The moral calculus that justified employing mass murderers for intelligence advantage has never been honestly reckoned with. The same governments that prosecuted Nazi leaders at Nuremberg simultaneously recruited, protected, and evacuated war criminals. The contradiction was resolved not through ethical deliberation but through secrecy and lies that lasted for decades.
What we know about the ratlines comes from three sources: declassified intelligence files released under the Nazi War Crimes Disclosure Act, testimony from Nazi hunters like Simon Wiesenthal, and confessions from participants like Bishop Hudal's memoir. The Justice Department's 1983 Barbie report established the template: it documented specific incidents, named responsible officers, and traced institutional decision-making.
The declassified record shows the ratlines weren't aberrations — they were logical extensions of Cold War priorities. When confronted with the choice between prosecuting war criminals and recruiting anti-Soviet intelligence sources, Western intelligence services consistently chose the latter. When fugitives became liabilities through publicity or diplomatic pressure, they were evacuated rather than extradited.

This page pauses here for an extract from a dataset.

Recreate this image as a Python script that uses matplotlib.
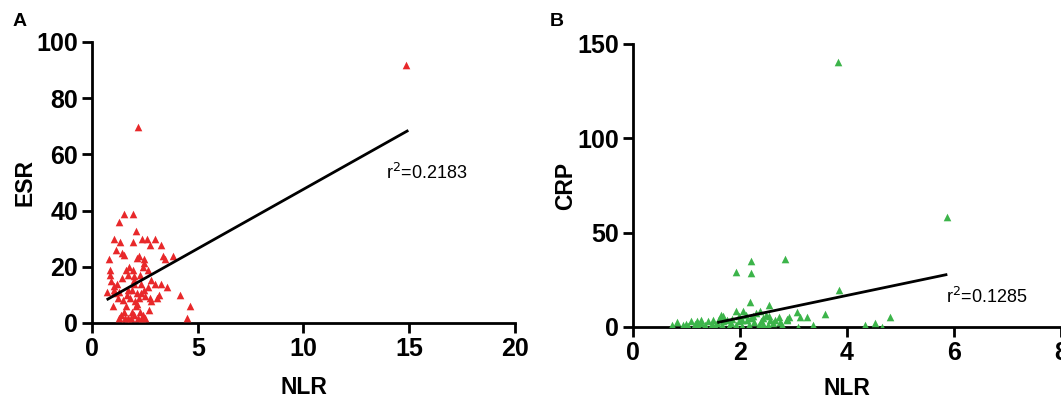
import matplotlib
matplotlib.use("Agg")
from matplotlib import pyplot as plt
import numpy as np

plt.rcParams['font.family'] = ['Liberation Sans', 'DejaVu Sans']

# panel A: NLR vs ESR
nlr_a = [14.83, 2.19, 1.51, 1.95, 1.29, 2.10, 1.05, 1.33, 1.94, 2.38, 2.59, 2.97, 2.75, 3.24,
         0.79, 1.13, 1.41, 1.49, 2.14, 2.22, 2.44, 3.35, 3.43, 3.83, 0.84, 0.87, 0.90, 1.60,
         1.76, 1.95, 2.40, 2.63, 1.68, 1.98, 2.25, 0.70, 1.02, 1.19, 1.98, 2.30, 2.46, 2.98,
         3.25, 3.57, 0.98, 1.21, 1.65, 1.78, 2.03, 2.14, 2.49, 2.75, 3.08, 2.81, 3.17, 4.14,
         4.63, 4.49, 1.29, 1.54, 1.68, 1.86, 2.16, 2.35, 2.52, 1.49, 1.89, 2.29, 1.63, 2.10,
         2.71, 1.35, 1.98, 2.43, 1.06, 1.30, 1.70, 2.11, 1.90, 2.33, 2.65, 1.43, 1.98, 2.78,
         2.48, 1.02, 1.48, 2.21]
esr_a = [91.7, 69.8, 38.9, 38.9, 35.9, 32.9, 29.8, 28.9, 28.9, 29.8, 29.8, 29.8, 27.8, 27.8,
         22.8, 25.8, 24.9, 24.1, 23.2, 23.9, 22.8, 23.9, 22.8, 23.9, 18.9, 16.9, 15.0, 18.9,
         19.9, 18.9, 19.9, 18.9, 16.9, 16.6, 16.9, 10.9, 13.0, 13.8, 13.8, 13.8, 11.8, 13.8,
         13.8, 12.9, 6.2, 8.9, 9.8, 8.9, 7.8, 6.9, 9.5, 8.9, 8.9, 7.8, 9.8, 9.8,
         5.9, 1.8, 1.8, 1.8, 1.8, 1.8, 1.8, 1.8, 1.8, 3.8, 3.8, 3.8, 5.9, 5.9,
         4.7, 2.7, 2.7, 2.7, 11.8, 10.9, 11.8, 10.7, 11.8, 10.7, 12.8, 16.0, 15.4, 15.4,
         21.3, 10.7, 8.3, 8.9]
line_a_x = [0.75, 14.9]
line_a_y = [8.5, 68.3]
r2_a = "r$^2$=0.2183"

# panel B: NLR vs CRP
nlr_b = [3.83, 5.86, 2.85, 2.20, 1.92, 2.21, 3.85, 2.18, 2.54, 1.92, 2.05, 2.37, 3.07, 3.59,
         4.80, 3.25, 3.13, 2.91, 2.73, 2.88, 3.36, 3.09, 4.33, 4.52, 4.66, 0.72, 0.83, 0.93,
         0.99, 1.09, 1.19, 1.28, 1.41, 1.50, 1.60, 1.65, 1.69, 1.76, 1.84, 1.98, 2.11, 2.24,
         2.30, 2.43, 2.49, 2.57, 2.62, 2.78, 2.52, 2.36, 2.17, 2.04, 1.92, 1.79, 1.66, 1.53,
         1.34, 1.21, 1.02, 1.98, 2.14, 2.27, 2.40, 1.57, 1.69, 1.85, 2.43, 2.65, 2.88, 2.20,
         2.04, 1.47, 1.28, 1.15, 2.55, 2.75]
crp_b = [140.5, 58.5, 36.2, 34.8, 29.3, 28.6, 19.6, 13.1, 11.8, 8.5, 8.5, 8.5, 7.9, 6.7,
         5.5, 5.5, 5.5, 5.5, 5.5, 4.2, 1.2, 0.0, 1.2, 2.1, 0.0, 1.2, 2.7, 1.2,
         1.8, 3.0, 3.0, 3.9, 3.0, 3.5, 4.2, 6.5, 5.7, 3.5, 2.1, 5.7, 6.5, 5.7,
         7.4, 4.8, 6.5, 3.9, 2.1, 1.2, 1.2, 1.2, 1.2, 0.7, 1.2, 0.7, 1.2, 0.7,
         1.2, 0.7, 0.7, 3.0, 3.5, 2.5, 3.0, 2.1, 3.0, 4.2, 1.8, 3.9, 3.5, 4.8,
         3.9, 1.8, 2.1, 1.8, 6.0, 2.5]
line_b_x = [1.6, 5.85]
line_b_y = [2.5, 27.7]
r2_b = "r$^2$=0.1285"

fig = plt.figure(figsize=(10.61, 3.99), dpi=100)
axA = fig.add_axes([0.0867, 0.1905, 0.3987, 0.7043])
axB = fig.add_axes([0.5966, 0.1805, 0.4034, 0.7093])


def style(ax):
    for s in ['top', 'right']:
        ax.spines[s].set_visible(False)
    for s in ['left', 'bottom']:
        ax.spines[s].set_linewidth(2.0)
    ax.tick_params(width=2.0, length=7, labelsize=18, pad=3)
    for lab in ax.get_xticklabels() + ax.get_yticklabels():
        lab.set_fontweight('bold')


axA.scatter(nlr_a, esr_a, marker='^', s=30, color='#e8282a', linewidths=0, zorder=3)
axA.plot(line_a_x, line_a_y, color='black', lw=2.0, zorder=4)
axA.text(13.9, 53.5, r2_a, fontsize=13, va='center', ha='left')
axA.set_xlim(0, 20)
axA.set_ylim(0, 100)
axA.set_xticks([0, 5, 10, 15, 20])
axA.set_yticks([0, 20, 40, 60, 80, 100])
style(axA)
axA.set_xlabel('NLR', fontsize=16.5, fontweight='bold', labelpad=11)
axA.set_ylabel('ESR', fontsize=16.5, fontweight='bold', labelpad=0)

axB.scatter(nlr_b, crp_b, marker='^', s=30, color='#3cb44a', linewidths=0, zorder=3)
axB.plot(line_b_x, line_b_y, color='black', lw=2.0, zorder=4)
axB.text(5.85, 16.0, r2_b, fontsize=13, va='center', ha='left')
axB.set_xlim(0, 8)
axB.set_ylim(0, 150)
axB.set_xticks([0, 2, 4, 6, 8])
axB.set_yticks([0, 50, 100, 150])
style(axB)
axB.set_xlabel('NLR', fontsize=16.5, fontweight='bold', labelpad=9)
axB.set_ylabel('CRP', fontsize=16.5, fontweight='bold', labelpad=0)
for ax in (axA, axB):
    ax.patch.set_alpha(0)
    for sp in ax.spines.values():
        sp.set_clip_on(False)

fig.text(20 / 1061, 1 - 22 / 399, 'A', fontsize=14, fontweight='bold', va='center', ha='center')
fig.text(557 / 1061, 1 - 22 / 399, 'B', fontsize=14, fontweight='bold', va='center', ha='center')

fig.savefig('out.png', dpi=100)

The system worked because multiple institutions — military intelligence, civilian intelligence agencies, the Vatican, the Red Cross, South American governments — had overlapping interests that aligned to protect fugitives. Breaking the system required external pressure: Nazi hunters who refused to accept official denials, journalists who investigated despite classification barriers, and eventually legislative mandates for declassification.

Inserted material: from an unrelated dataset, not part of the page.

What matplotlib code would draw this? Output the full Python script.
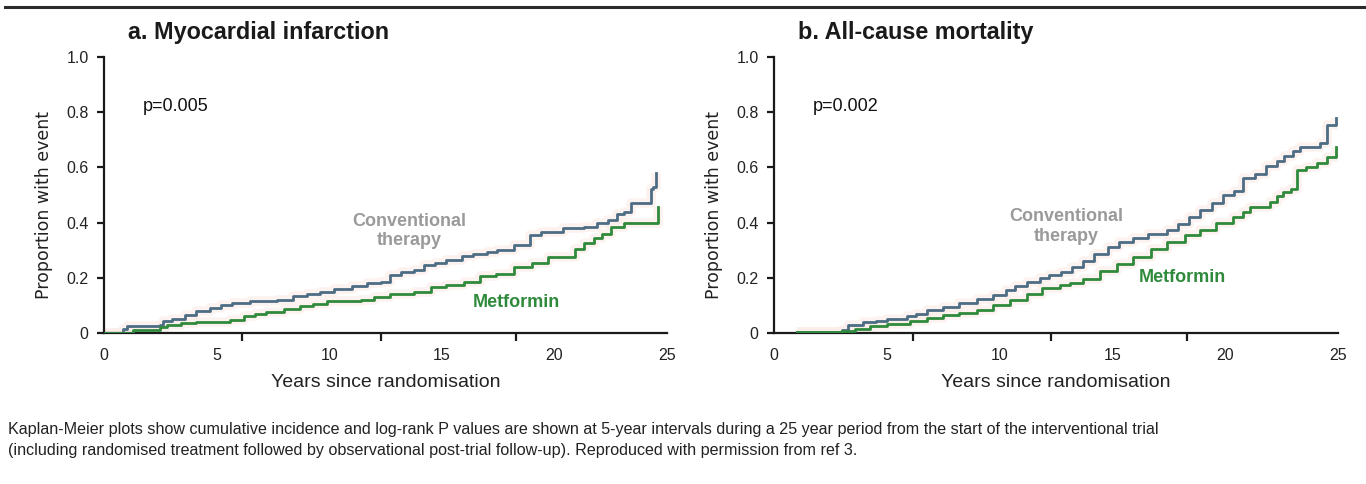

The ratlines represented a fundamental betrayal of the principles Allied powers claimed to fight for. Millions died resisting Nazi conquest. Millions more were murdered in concentration camps and extermination centers. The perpetrators should have faced justice. Instead, Western intelligence services employed them, protected them, and when necessary, helped them escape. That this happened is documented. That it was justified is impossible to sustain. That full accounting has occurred is demonstrably false.